Rock art, Ballynakilly, Co. Kerry
Co. Kerry |
Settlement Sites
On a sandstone boulder in rough pasture above the Behy River valley in County Kerry, someone, at some point in prehistoric time, made a small mark.
The decorated surface measures only forty centimetres by thirty, a modest patch on a rock that stands over a metre high and stretches nearly four metres across. Within that patch, two motifs survive: an oval cupmark, roughly eight centimetres at its widest and eight millimetres deep, sitting slightly off-centre to the west; and a linear groove running east to west for twenty-six centimetres, with a short return of thirteen centimetres at its western end, positioned just a few centimetres to the northeast of the cupmark. Cupmarks are among the most widespread and least understood forms of prehistoric rock art, shallow depressions pecked or ground into stone surfaces, found across Ireland and much of Atlantic Europe. What they signified, and to whom, remains genuinely open.

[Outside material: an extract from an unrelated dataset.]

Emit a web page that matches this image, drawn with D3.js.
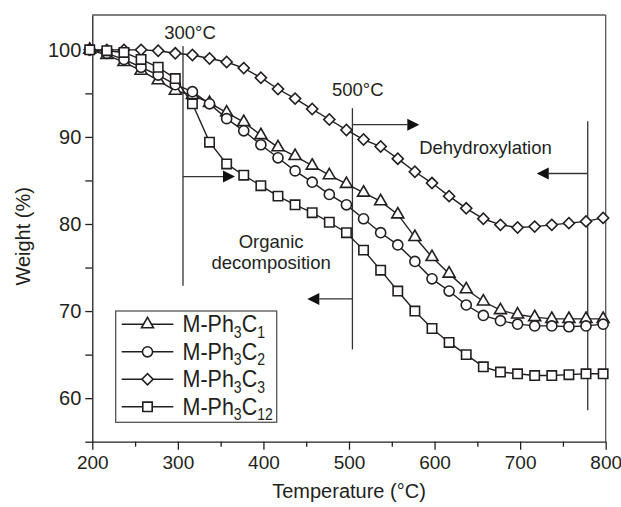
<!DOCTYPE html>
<html><head><meta charset="utf-8">
<script src="https://cdn.jsdelivr.net/npm/d3@7"></script>
<style>
body{margin:0;background:#fff}
svg{display:block}
text{font-family:"Liberation Sans",Arial,Helvetica,sans-serif;fill:#231f20}
</style>
</head><body>
<svg id="chart" width="621" height="507"></svg>
<script>
// ---- data ----
const temps = [197,217,237,257,277,297,317,337,357,377,397,417,437,457,477,497,517,537,557,577,597,617,637,657,677,697,717,737,757,777,797];
const c1  = [100,99.4,98.6,97.6,96.5,95.3,94.8,93.9,92.8,91.7,90.2,88.8,87.8,86.7,85.6,84.6,83.6,82.6,81.1,78.5,76.2,74.3,72.5,71.1,70.1,69.6,69.3,69.1,69.1,69.1,69.1];
const c2  = [100,99.6,98.9,98.0,97.1,96.0,95.2,93.8,92.1,90.7,89.1,87.6,86.1,84.8,83.4,82.2,80.6,79.0,77.6,75.7,73.7,72.3,70.7,69.5,68.9,68.5,68.3,68.3,68.2,68.3,68.5];
const c3  = [100,100,100,100,99.9,99.6,99.4,99.0,98.6,97.9,96.8,95.5,94.4,93.2,92.0,90.8,89.7,88.9,87.5,86.0,84.7,83.2,81.8,80.6,79.9,79.6,79.7,79.9,80.1,80.3,80.7];
const c12 = [100,99.9,99.7,98.9,98.0,96.7,93.8,89.4,86.9,85.6,84.4,83.2,82.2,81.3,80.2,79.0,77.0,74.7,72.3,70.0,68.0,66.4,65.0,63.6,63.0,62.8,62.6,62.6,62.7,62.8,62.8];
const seriesMain = ["M-Ph","M-Ph","M-Ph","M-Ph"];
const seriesSub1 = ["3","3","3","3"];
const seriesSub2 = ["1","2","3","12"];
const seriesMarkers = ["triangle","circle","diamond","square"];
const xMajor = [200,300,400,500,600,700,800];
const xMinor = [250,350,450,550,650,750];
const yMajor = [60,70,80,90,100];
const yMinor = [55,65,75,85,95];
const xTitle = "Temperature (°C)";
const yTitle = "Weight (%)";

// ---- scales ----
const svg = d3.select("#chart");
const x = d3.scaleLinear().domain([200,800]).range([92.3,605.7]);
const y = d3.scaleLinear().domain([55,104]).range([441.7,15]);
const ink = "#231f20";

const values = [c1,c2,c3,c12];
const symbolFor = {
  triangle: d3.symbol().type(d3.symbolTriangle).size(62),
  circle: d3.symbol().type(d3.symbolCircle).size(80),
  diamond: d3.symbol().type(d3.symbolSquare).size(62),
  square: d3.symbol().type(d3.symbolSquare).size(88)
};
const rotFor = {triangle:0,circle:0,diamond:45,square:0};

// frame (top/right)
svg.append("line").attr("x1",x(200)).attr("x2",x(800)).attr("y1",y(104)).attr("y2",y(104))
  .attr("stroke","#555").attr("stroke-width",1.3);
svg.append("line").attr("x1",x(800)).attr("x2",x(800)).attr("y1",y(104)).attr("y2",y(55))
  .attr("stroke","#555").attr("stroke-width",1.3);

// axes
const gx = svg.append("g").attr("transform",`translate(0,${y(55)})`);
gx.call(d3.axisBottom(x).tickValues(xMajor).tickSize(8).tickSizeOuter(0).tickPadding(6).tickFormat(d3.format("d")));
const gxm = svg.append("g").attr("transform",`translate(0,${y(55)})`);
gxm.call(d3.axisBottom(x).tickValues(xMinor).tickSize(5).tickSizeOuter(0).tickFormat(""));
gxm.select(".domain").remove();
const gy = svg.append("g").attr("transform",`translate(${x(200)},0)`);
gy.call(d3.axisLeft(y).tickValues(yMajor).tickSize(7).tickSizeOuter(0).tickPadding(4).tickFormat(d3.format("d")));
const gym = svg.append("g").attr("transform",`translate(${x(200)},0)`);
gym.call(d3.axisLeft(y).tickValues(yMinor).tickSize(7).tickSizeOuter(0).tickFormat(""));
gym.select(".domain").remove();
svg.selectAll(".domain").attr("stroke",ink).attr("stroke-width",1.3);
svg.selectAll(".tick line").attr("stroke",ink).attr("stroke-width",1.3);
svg.selectAll(".tick text").attr("fill",ink)
  .style("font-family",'"Liberation Sans",Arial,sans-serif');
gx.selectAll(".tick text").attr("font-size",19);
gy.selectAll(".tick text").attr("font-size",20);

// titles
svg.append("text").attr("x",(x(200)+x(800))/2).attr("y",498).attr("text-anchor","middle")
  .attr("font-size",20).text(xTitle);
svg.append("text").attr("transform",`translate(30,${(y(55)+y(104))/2 + 8}) rotate(-90)`)
  .attr("text-anchor","middle").attr("font-size",20).text(yTitle);

// annotation lines & arrows (in data units)
const annLines = [
  {t:306, v0:100.45, v1:72.9},
  {t:504, v0:93.3, v1:65.6},
  {t:779, v0:91.8, v1:58.6}
];
const arrows = [
  {v:85.45, t0:306, t1:366.8},
  {v:91.4, t0:504, t1:582.2},
  {v:71.4, t0:504, t1:451.3},
  {v:85.8, t0:779, t1:719.4}
];
const ann = svg.append("g");
annLines.forEach(d=>{
  ann.append("line").attr("x1",x(d.t)).attr("x2",x(d.t)).attr("y1",y(d.v0)).attr("y2",y(d.v1))
    .attr("stroke","#333").attr("stroke-width",1.3);
});
arrows.forEach(d=>{
  const xs=x(d.t0), xe=x(d.t1), yy=y(d.v), dir=Math.sign(xe-xs), L=12, W=6;
  ann.append("line").attr("x1",xs).attr("x2",xe-dir*L).attr("y1",yy).attr("y2",yy)
    .attr("stroke","#333").attr("stroke-width",1.3);
  ann.append("path").attr("d",`M${xe},${yy}L${xe-dir*L},${yy-W}L${xe-dir*L},${yy+W}Z`).attr("fill","#111");
});
const labels = [
  {t:"300°C", tx:284, v:101.2, anchor:"start"},
  {t:"500°C", tx:480, v:94.7, anchor:"start"},
  {t:"Dehydroxylation", tx:582, v:88.05, anchor:"start"},
  {t:"Organic", tx:409, v:77.3, anchor:"middle"},
  {t:"decomposition", tx:409, v:74.8, anchor:"middle"}
];
labels.forEach(d=>{
  ann.append("text").attr("x",x(d.tx)).attr("y",y(d.v)).attr("text-anchor",d.anchor)
    .attr("font-size",18.5).text(d.t);
});

// series
const line = d3.line().x((d,i)=>x(temps[i])).y(d=>y(d));
values.forEach((vals,k)=>{
  const g = svg.append("g");
  g.append("path").attr("d",line(vals)).attr("fill","none").attr("stroke",ink).attr("stroke-width",1.4);
  const m = seriesMarkers[k];
  g.selectAll("path.m").data(vals).join("path").attr("class","m")
    .attr("d",symbolFor[m]())
    .attr("transform",(d,i)=>`translate(${x(temps[i])},${y(d)}) rotate(${rotFor[m]})`)
    .attr("fill","#fff").attr("stroke",ink).attr("stroke-width",1.6);
});

// legend
const lg = svg.append("g");
lg.append("rect").attr("x",115.7).attr("y",311).attr("width",161).attr("height",111.3)
  .attr("fill","#fff").attr("stroke","#555").attr("stroke-width",1.3);
seriesMarkers.forEach((m,k)=>{
  const ry = 324.3 + k*27.5;
  lg.append("line").attr("x1",121.7).attr("x2",173.3).attr("y1",ry).attr("y2",ry)
    .attr("stroke",ink).attr("stroke-width",1.4);
  lg.append("path").attr("d",symbolFor[m]())
    .attr("transform",`translate(147.5,${ry}) rotate(${rotFor[m]})`)
    .attr("fill","#fff").attr("stroke",ink).attr("stroke-width",1.6);
  const t = lg.append("text").attr("transform",`translate(182.5,${ry+8}) scale(1,1.12)`).attr("font-size",21.5);
  t.append("tspan").text(seriesMain[k]);
  t.append("tspan").attr("font-size",14).attr("dy",5).text(seriesSub1[k]);
  t.append("tspan").attr("font-size",21.5).attr("dy",-5).text("C");
  t.append("tspan").attr("font-size",14).attr("dy",5).text(seriesSub2[k]);
});
</script>
</body></html>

The boulder sits at around 167 metres above sea level on a northwest-facing slope at Ballynakilly, with mountains rising to the northeast, east, and south, and the Behy River valley opening out to the north. The rock itself is slightly rough and fractured sandstone, the decorated face oriented towards the southeast. A thicket of furze bushes grows close to the east side. The setting is one of scattered outcrops and boulders in rough pasture, the kind of upland landscape that contains far more archaeology than its present quietness might suggest. The decorated surface, modest in scale, faces away from the mountains and out towards the lower ground, a detail that may or may not carry meaning but is worth noting when standing there.